Karen, I cry when I’m angry, too. And then I get even angrier, because crying in the middle of a fight makes me feel wimpy. And I either A) have a great point to make and can’t make it because I’m horrified that I’m crying…or B) completely lose the argument because the tears make it seem like I’m not playing fair. lol I hate, hate, hate crying in front of people. It’s like the worse punishment in the world.
Karen Rose on 28 Aug 2007 at 2:12 pm #
Oh, I cry when I’m angry too. I hate it!!! It makes me feel like a stupid little kid and the other person gets the upper hand. It’s hard to be powerful when you’re wheezing and sniffling up snot.
Go Lisa! You’re brave, girl.
Colinfirthfan - watching them wheel your kids away to surgery simply does exist in the same plane as anything else. You’re entitled to cry. I remember when my youngest was five, she had some major surgery too close to her brain for my comfort. Before the surgery we read her the Curious George book where he swallows a puzzle piece and has to go the hospital. As they wheeled her away she said, “Curious George wasn’t afraid and neither am I.” I bawled for the entire five hours of the surgery.
Thanks, KarenH and Doglady - I hope you like DIE FOR ME!!
Kay on 28 Aug 2007 at 2:42 pm #
Oh, Karen, there is NOTHING like seeing your child wheeled into the OR. My youngest had two operations last year, and I was a mess. He, of course, was fine. There is a possibility for a repeat operation this fall, and it’s killing me–he’s looking forward to being spoiled during the recovery! LOL
As exciting and scary as your terrific books are( and DIE FOR ME is both) nothing can scare me like my child going under the knife!
Suzanne Enoch on 28 Aug 2007 at 3:04 pm #
I freak out before a big event — worrying over all of the possible things that could go wrong, inventing new things that could go wrong, everything. But then when I actually get started on the event, I’m fine. Just another aspect of wacky ole me. *g*
Vicki on 28 Aug 2007 at 3:46 pm #
Congrats on the release today!!! I’ll be buying it this weekend. One for me and one that I’m giving away on my blog this week.
Kay on 28 Aug 2007 at 6:50 pm #
Karen, Loved,loved the trailer. Is this the wave of the future? Other Goddesses—are you doing this for your books? I hope so. I can’t wait to see more of them.
Brandy on 28 Aug 2007 at 7:51 pm #
I get very nervous and near tears at many occasions. But, most especially new ventures where I’ll be forced to be around people. I also cry when I am happy, sad, nervous and unsure of myself.
I read Die For Me last week and loved it! It was a wonderful book and has gone on my keeper shelf.

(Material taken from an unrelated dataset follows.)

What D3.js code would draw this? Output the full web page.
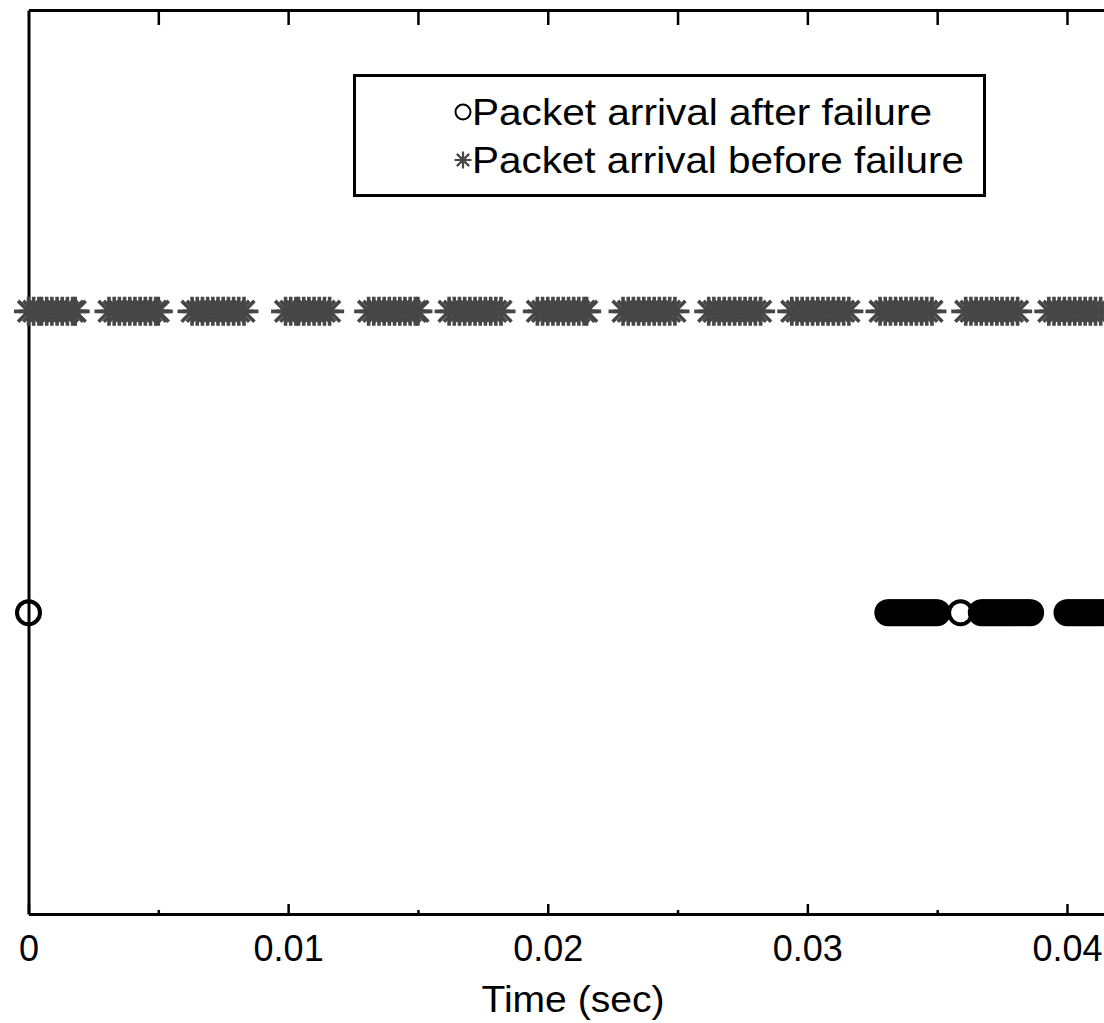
<!DOCTYPE html>
<html lang="en">
<head>
    <meta charset="UTF-8">
    <title>Packet arrival</title>
    <script src="https://d3js.org/d3.v7.min.js"></script>
    <style>
        body { margin: 0; background: #fff; }
        svg { display: block; }
        text { font-family: "Liberation Sans", Arial, sans-serif; fill: #000; }
    </style>
</head>
<body>
    <div id="chart"></div>

    <script type="text/javascript">

        // arrival times (sec)
        let beforeFailure = [
            0.0000, 0.0002, 0.0004, 0.0005, 0.0007, 0.0009, 0.0011, 0.0013, 0.0015, 0.0017, 0.0018,
            0.0031, 0.0033, 0.0035, 0.0037, 0.0039, 0.0041, 0.0043, 0.0045, 0.0047, 0.0049, 0.0050,
            0.0063, 0.0065, 0.0067, 0.0069, 0.0071, 0.0073, 0.0075, 0.0077, 0.0079, 0.0081, 0.0083,
            0.0099, 0.0101, 0.0103, 0.0104, 0.0106, 0.0108, 0.0110, 0.0112, 0.0114, 0.0116,
            0.0131, 0.0133, 0.0135, 0.0137, 0.0139, 0.0141, 0.0143, 0.0145, 0.0147, 0.0149, 0.0150,
            0.0162, 0.0164, 0.0166, 0.0168, 0.0170, 0.0172, 0.0174, 0.0176, 0.0178, 0.0180, 0.0182,
            0.0196, 0.0198, 0.0200, 0.0202, 0.0204, 0.0206, 0.0208, 0.0210, 0.0212, 0.0214, 0.0215,
            0.0229, 0.0231, 0.0233, 0.0235, 0.0237, 0.0239, 0.0241, 0.0243, 0.0245, 0.0247, 0.0249,
            0.0262, 0.0264, 0.0266, 0.0268, 0.0270, 0.0272, 0.0274, 0.0276, 0.0278, 0.0280, 0.0282,
            0.0294, 0.0296, 0.0298, 0.0300, 0.0302, 0.0304, 0.0306, 0.0308, 0.0310, 0.0312, 0.0314, 0.0316,
            0.0328, 0.0330, 0.0332, 0.0334, 0.0336, 0.0338, 0.0340, 0.0342, 0.0344, 0.0346, 0.0348,
            0.0361, 0.0363, 0.0365, 0.0367, 0.0369, 0.0371, 0.0373, 0.0375, 0.0377, 0.0379, 0.0381,
            0.0393, 0.0395, 0.0397, 0.0399, 0.0401, 0.0403, 0.0405, 0.0407, 0.0409, 0.0411, 0.0413
        ];

        let afterFailure = [
            0.0000,
            0.03310, 0.03320, 0.03330, 0.03340, 0.03350, 0.03360, 0.03370, 0.03380, 0.03390, 0.03400,
            0.03410, 0.03420, 0.03430, 0.03440, 0.03450, 0.03460, 0.03470, 0.03480, 0.03490, 0.03500,
            0.0359,
            0.03670, 0.03680, 0.03690, 0.03700, 0.03710, 0.03720, 0.03730, 0.03740, 0.03750, 0.03760,
            0.03770, 0.03780, 0.03790, 0.03800, 0.03810, 0.03820, 0.03830, 0.03840, 0.03850, 0.03860,
            0.04000, 0.04010, 0.04020, 0.04030, 0.04040, 0.04050, 0.04060, 0.04070, 0.04080, 0.04090,
            0.04100, 0.04110, 0.04120, 0.04130, 0.04140, 0.04150
        ];

        // row of each series on the (hidden) y axis
        let beforeLevel = 2;
        let afterLevel = 1;

        let majorTicks = [0, 0.01, 0.02, 0.03, 0.04];
        let tickLabels = ["0", "0.01", "0.02", "0.03", "0.04"];
        let minorTicks = [0.005, 0.015, 0.025, 0.035];
        let topTicks = [0.005, 0.01, 0.015, 0.02, 0.025, 0.03, 0.035, 0.04];

        let legendLabels = ["Packet arrival after failure", "Packet arrival before failure"];
        let xLabel = "Time (sec)";

        let width = 1104, height = 1023;
        let plotLeft = 28.5, plotTop = 10, plotBottom = 914;

        let svg = d3.select("#chart").append("svg")
            .attr("width", width)
            .attr("height", height);

        // 0.04 sits at x=1067, axis runs off the right edge
        let x = d3.scaleLinear()
            .domain([0, 0.0425])
            .range([plotLeft, plotLeft + 0.0425 * 25962]);

        let y = d3.scaleLinear()
            .domain([0, 3])
            .range([plotBottom, plotTop]);

        // bottom axis with labels
        let xAxis = svg.append("g")
            .attr("transform", "translate(0," + plotBottom + ")")
            .call(d3.axisBottom(x)
                .tickValues(majorTicks)
                .tickSize(-10)
                .tickSizeOuter(0)
                .tickPadding(21)
                .tickFormat((d, i) => tickLabels[i]));
        xAxis.select(".domain").attr("stroke-width", 3);
        xAxis.selectAll(".tick line").attr("stroke-width", 2.5);
        xAxis.selectAll(".tick text")
            .style("font-size", "36px")
            .attr("font-family", null);

        let xMinor = svg.append("g")
            .attr("transform", "translate(0," + plotBottom + ")")
            .call(d3.axisBottom(x)
                .tickValues(minorTicks)
                .tickSize(-4)
                .tickSizeOuter(0)
                .tickFormat(""));
        xMinor.select(".domain").remove();
        xMinor.selectAll(".tick line").attr("stroke-width", 2.5);

        // top frame line with ticks
        let xTop = svg.append("g")
            .attr("transform", "translate(0," + plotTop + ")")
            .call(d3.axisTop(x)
                .tickValues(topTicks)
                .tickSize(-15)
                .tickSizeOuter(0)
                .tickFormat(""));
        xTop.select(".domain").attr("stroke-width", 3);
        xTop.selectAll(".tick line").attr("stroke-width", 2.5);

        // left frame line, no ticks
        let yAxis = svg.append("g")
            .attr("transform", "translate(" + plotLeft + ",0)")
            .call(d3.axisLeft(y).tickValues([]).tickSizeOuter(0));
        yAxis.select(".domain").attr("stroke-width", 3);

        svg.append("text")
            .attr("x", 573)
            .attr("y", 1012)
            .attr("text-anchor", "middle")
            .attr("textLength", 183)
            .attr("lengthAdjust", "spacingAndGlyphs")
            .style("font-size", "37px")
            .text(xLabel);

        // asterisk marker: plus and cross
        function star(s) {
            let d = s * 0.72;
            return "M" + (-s) + ",0L" + s + ",0"
                + "M0," + (-s) + "L0," + s
                + "M" + (-d) + "," + (-d) + "L" + d + "," + d
                + "M" + (-d) + "," + d + "L" + d + "," + (-d);
        }

        svg.append("g")
            .selectAll("path")
            .data(beforeFailure)
            .enter()
            .append("path")
            .attr("transform", d => "translate(" + x(d) + "," + y(beforeLevel) + ")")
            .attr("d", star(14.5))
            .attr("fill", "none")
            .attr("stroke", "#464646")
            .attr("stroke-width", 3.6);

        svg.append("g")
            .selectAll("circle")
            .data(afterFailure)
            .enter()
            .append("circle")
            .attr("cx", d => x(d))
            .attr("cy", y(afterLevel))
            .attr("r", 11.5)
            .attr("fill", "none")
            .attr("stroke", "#000")
            .attr("stroke-width", 4);

        // legend
        let legend = svg.append("g");
        legend.append("rect")
            .attr("x", 354.5)
            .attr("y", 75.5)
            .attr("width", 630)
            .attr("height", 120)
            .attr("fill", "#fff")
            .attr("stroke", "#000")
            .attr("stroke-width", 3);

        let rows = legend.selectAll("g.row")
            .data(legendLabels)
            .enter()
            .append("g")
            .attr("class", "row")
            .attr("transform", (d, i) => "translate(463," + (112 + i * 48) + ")");

        rows.filter((d, i) => i === 0)
            .append("circle")
            .attr("r", 7.5)
            .attr("fill", "none")
            .attr("stroke", "#000")
            .attr("stroke-width", 2);

        rows.filter((d, i) => i === 1)
            .append("path")
            .attr("d", star(8.5))
            .attr("fill", "none")
            .attr("stroke", "#464646")
            .attr("stroke-width", 2.2);

        rows.append("text")
            .attr("x", 9)
            .attr("y", 13)
            .attr("textLength", (d, i) => i === 0 ? 460 : 492)
            .attr("lengthAdjust", "spacingAndGlyphs")
            .style("font-size", "37px")
            .text(d => d);

    </script>
</body>
</html>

Aspen on 28 Aug 2007 at 9:14 pm #
I am fortunate (most of the time) to have twin sisters six months older than me. Those of you quick enough to do the math are now frowning and scratching your heads. My twin sisters were adopted at birth.
Anyway, everything we did we did together. We were pseudo triplets and as such faced all scary first days together. My mom has a great pic of us holding hands while in line for our first day.